### Your instructions
Retype the run of lines that opens with the line containing "Clone this diagram in TikZ." and closes with the line containing "-- ([xshift=\dx cm]r1new.north);", exactly and inclusively, but skip the pictures.

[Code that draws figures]
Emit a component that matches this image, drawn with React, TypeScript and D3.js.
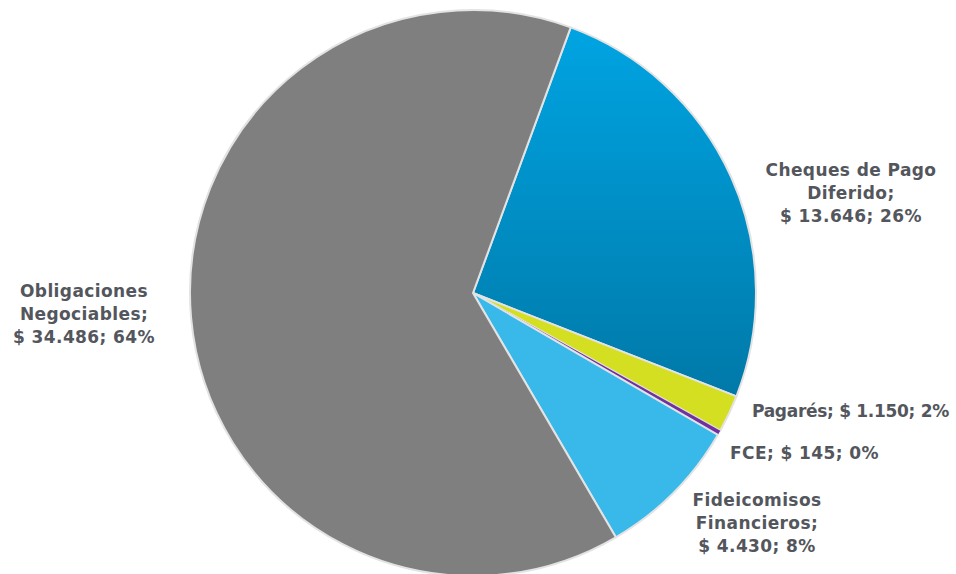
import React from "react";
import * as d3 from "d3";

const categories = ["Cheques de Pago Diferido", "Pagarés", "FCE", "Fideicomisos Financieros", "Obligaciones Negociables"];
const values = [13646, 1150, 145, 4430, 34486];
const colors = ["url(#chqGrad)", "#d4df22", "#7030a0", "#38b9ea", "#7f7f7f"];
const labelLines = [
  ["Cheques de Pago", "Diferido;", "$ 13.646; 26%"],
  ["Pagarés; $ 1.150; 2%"],
  ["FCE; $ 145; 0%"],
  ["Fideicomisos", "Financieros;", "$ 4.430; 8%"],
  ["Obligaciones", "Negociables;", "$ 34.486; 64%"],
];
const labelPos: [number, number, string, number][] = [
  [851, 176, "middle", 0.4],
  [752, 417, "start", -0.3],
  [730, 459, "start", 0.4],
  [757, 506, "middle", 0.4],
  [84, 297, "middle", 0.4],
];

export default function App() {
  const W = 956, H = 574;
  const cx = 473, cy = 293, r = 283;
  const start = (20.2 * Math.PI) / 180;
  const pie = d3.pie<number>().sort(null).value((d) => d).startAngle(start).endAngle(start + 2 * Math.PI);
  const arcs = pie(values);
  const arc = d3.arc<d3.PieArcDatum<number>>().innerRadius(0).outerRadius(r);
  return (
    <svg width={W} height={H} style={{ position: "absolute", left: 0, top: 0, background: "#fff" }}>
      <defs>
        <linearGradient id="chqGrad" x1="0" y1="0" x2="0" y2="1">
          <stop offset="0" stopColor="#00a4e2" />
          <stop offset="1" stopColor="#0079a8" />
        </linearGradient>
      </defs>
      <g transform={`translate(${cx},${cy})`}>
        {arcs.map((a, i) => (
          <path key={categories[i]} d={arc(a) || ""} fill={colors[i]} stroke="#e3e3e3" strokeWidth={i === 2 ? 0 : 2} strokeLinejoin="round" />
        ))}
      </g>
      {labelLines.map((lines, i) => (
        <text key={i} x={labelPos[i][0]} y={labelPos[i][1]} textAnchor={labelPos[i][2] as any}
          fontFamily="'DejaVu Sans', sans-serif" fontWeight="bold" fontSize={17} letterSpacing={labelPos[i][3]} fill="#53565c">
          {lines.map((l, j) => (
            <tspan key={j} x={labelPos[i][0]} dy={j === 0 ? 0 : 23}>{l}</tspan>
          ))}
        </text>
      ))}
    </svg>
  );
}
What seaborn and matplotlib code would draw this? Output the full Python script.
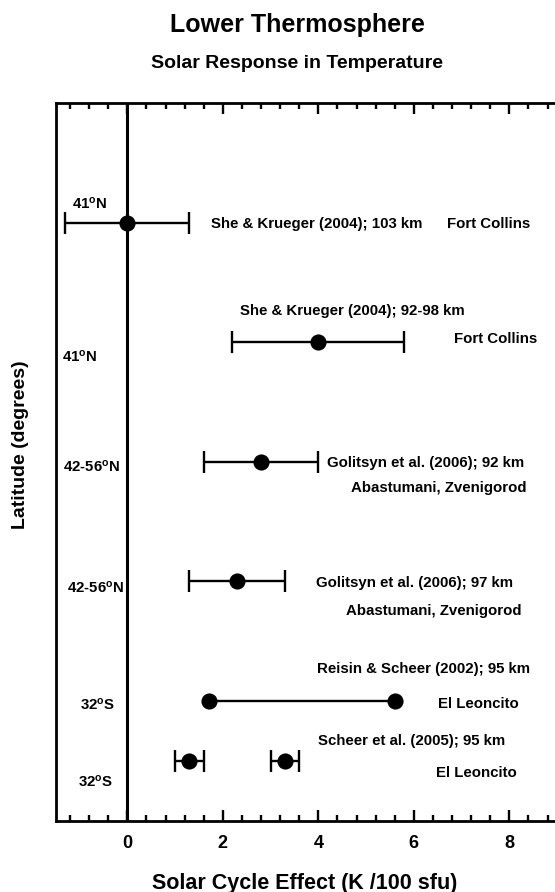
import numpy as np
import pandas as pd
import matplotlib
matplotlib.use("Agg")
import matplotlib.pyplot as plt
from matplotlib.ticker import MultipleLocator, FixedLocator
import seaborn as sns

# Solar cycle response of lower-thermosphere temperature (K per 100 sfu)
studies = ["She & Krueger (2004); 103 km", "She & Krueger (2004); 92-98 km",
           "Golitsyn et al. (2006); 92 km", "Golitsyn et al. (2006); 97 km",
           "Reisin & Scheer (2002); 95 km", "Scheer et al. (2005); 95 km"]
sites = ["Fort Collins", "Fort Collins", "Abastumani, Zvenigorod",
         "Abastumani, Zvenigorod", "El Leoncito", "El Leoncito"]
latitudes = ["41", "41", "42-56", "42-56", "32", "32"]
hemispheres = ["N", "N", "N", "N", "S", "S"]
x_ticks = [0, 2, 4, 6, 8]

# one entry per plotted point
point_study = [0, 1, 2, 3, 4, 4, 5, 5]
point_effect = [0.0, 4.0, 2.8, 2.3, 1.7, 5.6, 1.3, 3.3]
point_error = [1.3, 1.8, 1.2, 1.0, np.nan, np.nan, 0.3, 0.3]

# vertical slot of each study inside the panel
row_level = [6.0, 5.0, 4.0, 3.0, 2.0, 1.5]

# text placement per study: (x, dy) for reference, site and latitude
study_pos = [(1.75, 0.0), (2.35, 0.27), (4.19, 0.0), (3.95, 0.0), (3.97, 0.28), (3.99, 0.18)]
site_pos = [(6.69, 0.0), (6.84, 0.04), (4.68, -0.21), (4.58, -0.23), (6.51, -0.01), (6.46, -0.09)]
lat_pos = [(-1.16, 0.17), (-1.37, -0.11), (-1.35, -0.03), (-1.27, -0.04), (-1.0, -0.02), (-1.03, -0.16)]

df = pd.DataFrame({
    "study": point_study,
    "effect": point_effect,
    "error": point_error,
})
df["level"] = [row_level[i] for i in df["study"]]

sns.set_theme(style="ticks")
plt.rcParams["font.family"] = ["Liberation Sans", "DejaVu Sans"]
plt.rcParams["font.weight"] = "bold"
plt.rcParams["mathtext.default"] = "regular"
for key in ["text.color", "axes.labelcolor", "xtick.color", "ytick.color",
            "axes.edgecolor"]:
    plt.rcParams[key] = "black"

fig = plt.figure(figsize=(5.55, 8.92), dpi=100)
ax = fig.add_axes([0.1004, 0.0799, 0.9894, 0.8046])

# zero-response reference line
ax.axvline(0, color="black", lw=2.2, zorder=1)

# error bars
eb = df.dropna(subset=["error"])
ax.errorbar(eb["effect"], eb["level"], xerr=eb["error"], fmt="none",
            ecolor="black", elinewidth=1.7, capsize=7.8, capthick=1.7, zorder=2)

# range estimate drawn as a connected pair
rng = df[df["error"].isna()]
sns.lineplot(data=rng, x="effect", y="level", color="black", lw=1.7,
             estimator=None, sort=True, ax=ax, zorder=2)

sns.scatterplot(data=df, x="effect", y="level", color="black", s=135,
                edgecolor="black", linewidth=0, ax=ax, zorder=3, legend=False)

txt = dict(fontsize=10.8, fontweight="bold", ha="left", va="center_baseline",
           color="black")
for i in range(len(studies)):
    y0 = row_level[i]
    ax.text(study_pos[i][0], y0 + study_pos[i][1], studies[i], **txt)
    ax.text(site_pos[i][0], y0 + site_pos[i][1], sites[i], **txt)
    ax.text(lat_pos[i][0], y0 + lat_pos[i][1],
            latitudes[i] + r"$^{\mathregular{o}}$" + hemispheres[i], **txt)

ax.set_xlim(-1.5, 10)
ax.set_ylim(1, 7)
ax.set_yticks([])
ax.xaxis.set_major_locator(FixedLocator(x_ticks))
ax.xaxis.set_minor_locator(MultipleLocator(0.4))
ax.tick_params(axis="x", which="both", direction="in", top=True, bottom=True,
               width=1.7, color="black")
ax.tick_params(axis="x", which="major", length=7.7, labelsize=13, pad=10)
ax.tick_params(axis="x", which="minor", length=4)
for lab in ax.get_xticklabels():
    lab.set_fontweight("bold")
for sp in ax.spines.values():
    sp.set_linewidth(2.0)
    sp.set_color("black")
ax.set_xlabel("")
ax.set_ylabel("")

fig.text(297 / 555, 1 - 25 / 892, "Lower Thermosphere", ha="center", va="center",
         fontsize=18, fontweight="bold")
fig.text(297 / 555, 1 - 63 / 892, "Solar Response in Temperature", ha="center",
         va="center", fontsize=14, fontweight="bold")
fig.text(305 / 555, 1 - 883 / 892, "Solar Cycle Effect (K /100 sfu)", ha="center",
         va="center", fontsize=15.5, fontweight="bold")
fig.text(21 / 555, 1 - 445 / 892, "Latitude (degrees)", ha="center", va="center",
         rotation=90, fontsize=14, fontweight="bold")

fig.savefig("out.png", dpi=100)
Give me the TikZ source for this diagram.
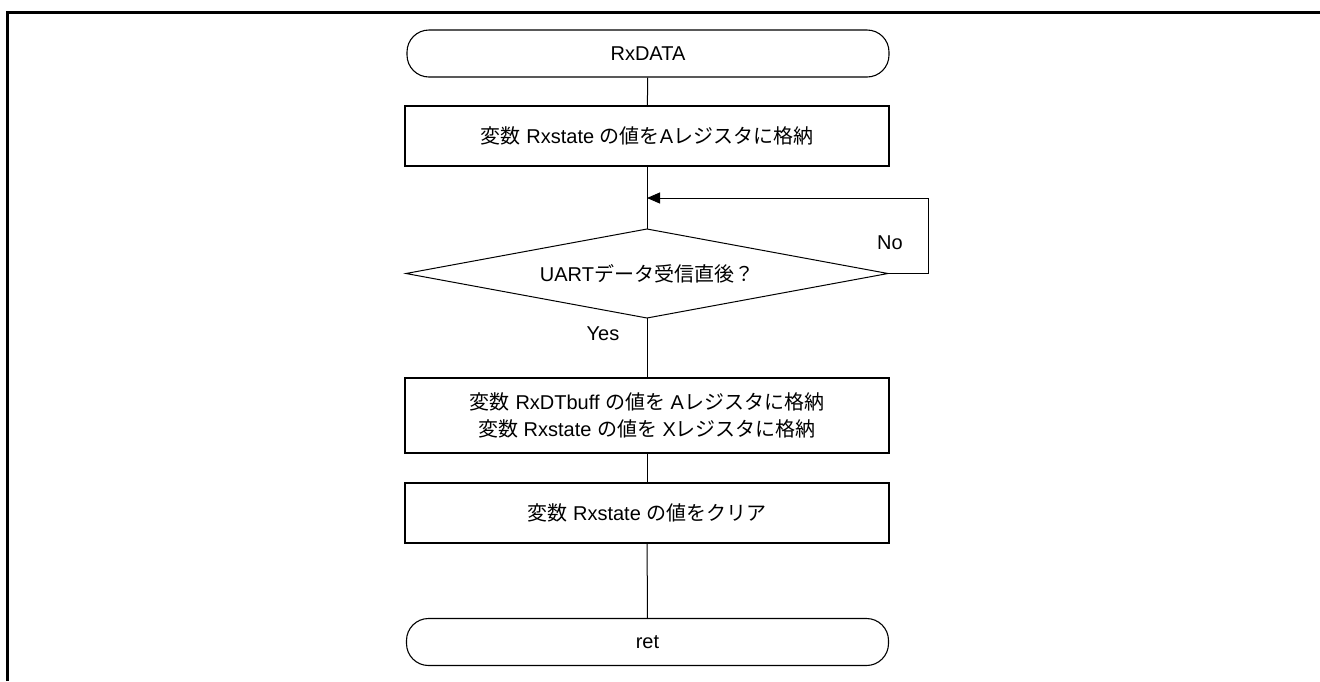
\documentclass[tikz,border=0pt]{standalone}
\usepackage{fontspec}
\setmainfont{Liberation Sans}
\newfontfamily\jpfont{Noto Sans CJK JP}
\newcommand\J[1]{{\jpfont #1}}
\usetikzlibrary{shapes.geometric,arrows.meta}
\begin{document}
\begin{tikzpicture}[x=1pt,y=-1pt,
  every node/.style={font=\fontsize{20}{27}\selectfont},
  term/.style={draw,line width=1.1pt,rounded corners=22pt,minimum width=482pt,minimum height=47pt,inner sep=0pt},
  proc/.style={draw,line width=1.1pt,minimum width=484pt,inner sep=0pt,align=center},
  dec/.style={draw,line width=1pt,diamond,aspect=5.42,minimum width=482pt,minimum height=89pt,inner sep=0pt,outer sep=0pt},
  conn/.style={line width=1pt},
  lbl/.style={inner sep=0pt}]
\useasboundingbox (0,0) rectangle (1320,681);
\draw[line width=3pt] (7.5,681) -- (7.5,12.5) -- (1320,12.5);

\node[term] (start) at (648,53.5) {RxDATA};
\node[proc,minimum height=60pt] (b1) at (647,136) {\J{変数} Rxstate \J{の値を}A\J{レジスタに格納}};
\node[dec] (d) at (647,273.5) {UART\J{データ受信直後？}};
\node[proc,minimum height=75pt] (b2) at (647,415.5) {\J{変数} RxDTbuff \J{の値を} A\J{レジスタに格納}\\\J{変数} Rxstate \J{の値を} X\J{レジスタに格納}};
\node[proc,minimum height=60pt] (b3) at (647,513) {\J{変数} Rxstate \J{の値をクリア}};
\node[term] (ret) at (647.5,642) {ret};

\node[lbl] (no) at (890,243) {No};
\node[lbl] (yes) at (603,334) {Yes};

\coordinate (lp) at (928,198);
\coordinate (m) at (647,198);

\draw[conn] (start) -- (b1);
\draw[conn] (b1) -- (d);
\draw[conn] (d) -- (b2);
\draw[conn] (b2) -- (b3);
\draw[conn] (b3) -- (ret);
\draw[conn,-{Triangle[length=13pt,width=11pt]}] (d.east) -| (lp) -- (m);
\end{tikzpicture}
\end{document}
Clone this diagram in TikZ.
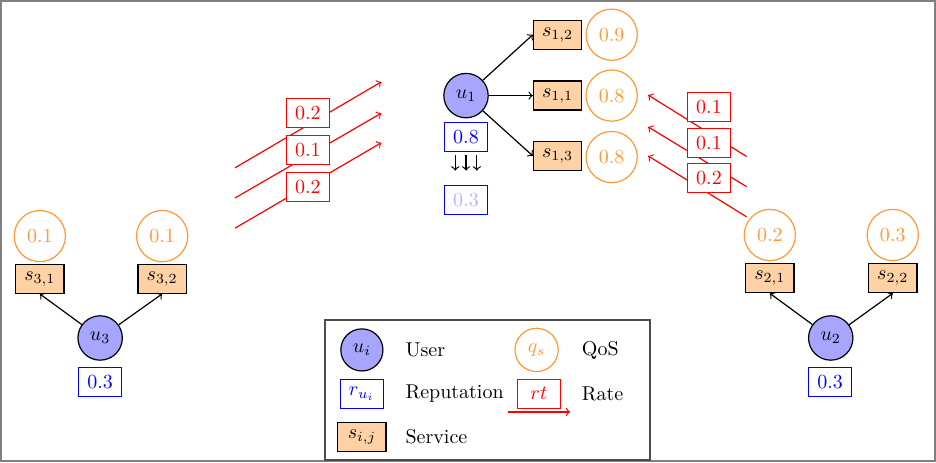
\documentclass[tikz,border=0pt]{standalone}
\begin{document}
\begin{tikzpicture}[semithick,
        user/.style={circle, draw, fill=blue!35, minimum size=0.78cm, inner sep=1pt},
        service/.style={rectangle, draw, fill=orange!35, minimum width=0.85cm, minimum height=0.51cm, inner sep=2pt},
        qos/.style={circle, draw=orange!80, text=orange!80, minimum size=0.9cm, inner sep=1pt},
        rep/.style={rectangle, draw=blue, text=blue, minimum width=0.76cm, minimum height=0.51cm, inner sep=2pt},
        rate/.style={rectangle, draw=red, text=red, fill=white, minimum width=0.76cm, minimum height=0.51cm, inner sep=2pt},
        link/.style={draw, ->},
        ratelink/.style={draw=red, ->}
    ]
        % Frame
        \useasboundingbox (0, 0) rectangle (16.45, -8.12);
        \draw[gray, line width=1pt] (0.02, -0.02) rectangle (16.43, -8.10);

        % User 1 and its services
        \node[user] (u1) at (8.19, -1.68) {$u_1$};
        \node[rep] (r1) at (8.19, -2.41) {0.8};
        \node[rep, text=blue!30] (r1new) at (8.19, -3.51) {0.3};
        \node[service] (s12) at (9.80, -0.61) {$s_{1,2}$};
        \node[service] (s11) at (9.80, -1.68) {$s_{1,1}$};
        \node[service] (s13) at (9.80, -2.74) {$s_{1,3}$};
        \node[qos] (q12) at (10.75, -0.61) {0.9};
        \node[qos] (q11) at (10.75, -1.68) {0.8};
        \node[qos] (q13) at (10.75, -2.76) {0.8};

        \draw[link] (u1) -- (s12.west);
        \draw[link] (u1) -- (s11.west);
        \draw[link] (u1) -- (s13.west);
        \foreach \dx in {-0.19, 0, 0.19}
            \draw[->, shorten <=1.5pt, shorten >=7pt] ([xshift=\dx cm]r1.south) -- ([xshift=\dx cm]r1new.north);

        % User 2 and its services
        \node[user] (u2) at (14.60, -5.94) {$u_2$};
        \node[rep] (r2) at (14.59, -6.71) {0.3};
        \node[service] (s21) at (13.53, -4.89) {$s_{2,1}$};
        \node[service] (s22) at (15.69, -4.89) {$s_{2,2}$};
        \node[qos] (q21) at (13.53, -4.13) {0.2};
        \node[qos] (q22) at (15.69, -4.13) {0.3};

        \draw[link] (u2) -- (s21.south);
        \draw[link] (u2) -- (s22.south);

        % User 3 and its services
        \node[user] (u3) at (1.76, -5.94) {$u_3$};
        \node[rep] (r3) at (1.76, -6.71) {0.3};
        \node[service] (s31) at (0.70, -4.90) {$s_{3,1}$};
        \node[service] (s32) at (2.85, -4.90) {$s_{3,2}$};
        \node[qos] (q31) at (0.70, -4.15) {0.1};
        \node[qos] (q32) at (2.85, -4.15) {0.1};

        \draw[link] (u3) -- (s31.south);
        \draw[link] (u3) -- (s32.south);

        % Rates given by user 3
        \coordinate (la1) at (4.13, -2.95);
        \coordinate (la2) at (4.13, -3.48);
        \coordinate (la3) at (4.13, -4.01);
        \coordinate (lb1) at (6.70, -1.44);
        \coordinate (lb2) at (6.70, -1.99);
        \coordinate (lb3) at (6.70, -2.51);
        \draw[ratelink] (la1) -- (lb1);
        \draw[ratelink] (la2) -- (lb2);
        \draw[ratelink] (la3) -- (lb3);
        \node[rate] (lrate1) at (5.41, -1.99) {0.2};
        \node[rate] (lrate2) at (5.41, -2.64) {0.1};
        \node[rate] (lrate3) at (5.41, -3.29) {0.2};

        % Rates given by user 2
        \coordinate (ra1) at (13.12, -2.75);
        \coordinate (ra2) at (13.12, -3.28);
        \coordinate (ra3) at (13.12, -3.81);
        \coordinate (rb1) at (11.39, -1.67);
        \coordinate (rb2) at (11.39, -2.23);
        \coordinate (rb3) at (11.39, -2.74);
        \draw[ratelink] (ra1) -- (rb1);
        \draw[ratelink] (ra2) -- (rb2);
        \draw[ratelink] (ra3) -- (rb3);
        \node[rate] (rrate1) at (12.46, -1.88) {0.1};
        \node[rate] (rrate2) at (12.46, -2.51) {0.1};
        \node[rate] (rrate3) at (12.46, -3.13) {0.2};

        % Legend
        \draw[black!70, line width=0.8pt] (5.71, -5.62) rectangle (11.42, -8.08);
        \node[user, minimum size=0.74cm] (leguser) at (6.36, -6.15) {$u_i$};
        \node[anchor=west] (legusertxt) at (7.00, -6.15) {User};
        \node[rep] (legrep) at (6.36, -6.92) {$r_{u_i}$};
        \node[anchor=west] (legreptxt) at (7.00, -6.92) {Reputation};
        \node[service] (legservice) at (6.36, -7.68) {$s_{i,j}$};
        \node[anchor=west] (legservicetxt) at (7.00, -7.68) {Service};
        \node[qos, minimum size=0.76cm] (legqos) at (9.43, -6.15) {$q_s$};
        \node[anchor=west] (legqostxt) at (10.10, -6.15) {QoS};
        \node[rate] (legrate) at (9.47, -6.92) {$rt$};
        \node[anchor=west] (legratetxt) at (10.10, -6.92) {Rate};
        \coordinate (legra) at (8.93, -7.24);
        \coordinate (legrb) at (10.02, -7.24);
        \draw[ratelink] (legra) -- (legrb);
    \end{tikzpicture}
\end{document}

### Written answer
Clone this diagram in TikZ.
\documentclass[tikz,border=0pt]{standalone}
\begin{document}
\begin{tikzpicture}[semithick,
        user/.style={circle, draw, fill=blue!35, minimum size=0.78cm, inner sep=1pt},
        service/.style={rectangle, draw, fill=orange!35, minimum width=0.85cm, minimum height=0.51cm, inner sep=2pt},
        qos/.style={circle, draw=orange!80, text=orange!80, minimum size=0.9cm, inner sep=1pt},
        rep/.style={rectangle, draw=blue, text=blue, minimum width=0.76cm, minimum height=0.51cm, inner sep=2pt},
        rate/.style={rectangle, draw=red, text=red, fill=white, minimum width=0.76cm, minimum height=0.51cm, inner sep=2pt},
        link/.style={draw, ->},
        ratelink/.style={draw=red, ->}
    ]
        % Frame
        \useasboundingbox (0, 0) rectangle (16.45, -8.12);
        \draw[gray, line width=1pt] (0.02, -0.02) rectangle (16.43, -8.10);

        % User 1 and its services
        \node[user] (u1) at (8.19, -1.68) {$u_1$};
        \node[rep] (r1) at (8.19, -2.41) {0.8};
        \node[rep, text=blue!30] (r1new) at (8.19, -3.51) {0.3};
        \node[service] (s12) at (9.80, -0.61) {$s_{1,2}$};
        \node[service] (s11) at (9.80, -1.68) {$s_{1,1}$};
        \node[service] (s13) at (9.80, -2.74) {$s_{1,3}$};
        \node[qos] (q12) at (10.75, -0.61) {0.9};
        \node[qos] (q11) at (10.75, -1.68) {0.8};
        \node[qos] (q13) at (10.75, -2.76) {0.8};

        \draw[link] (u1) -- (s12.west);
        \draw[link] (u1) -- (s11.west);
        \draw[link] (u1) -- (s13.west);
        \foreach \dx in {-0.19, 0, 0.19}
            \draw[->, shorten <=1.5pt, shorten >=7pt] ([xshift=\dx cm]r1.south) -- ([xshift=\dx cm]r1new.north);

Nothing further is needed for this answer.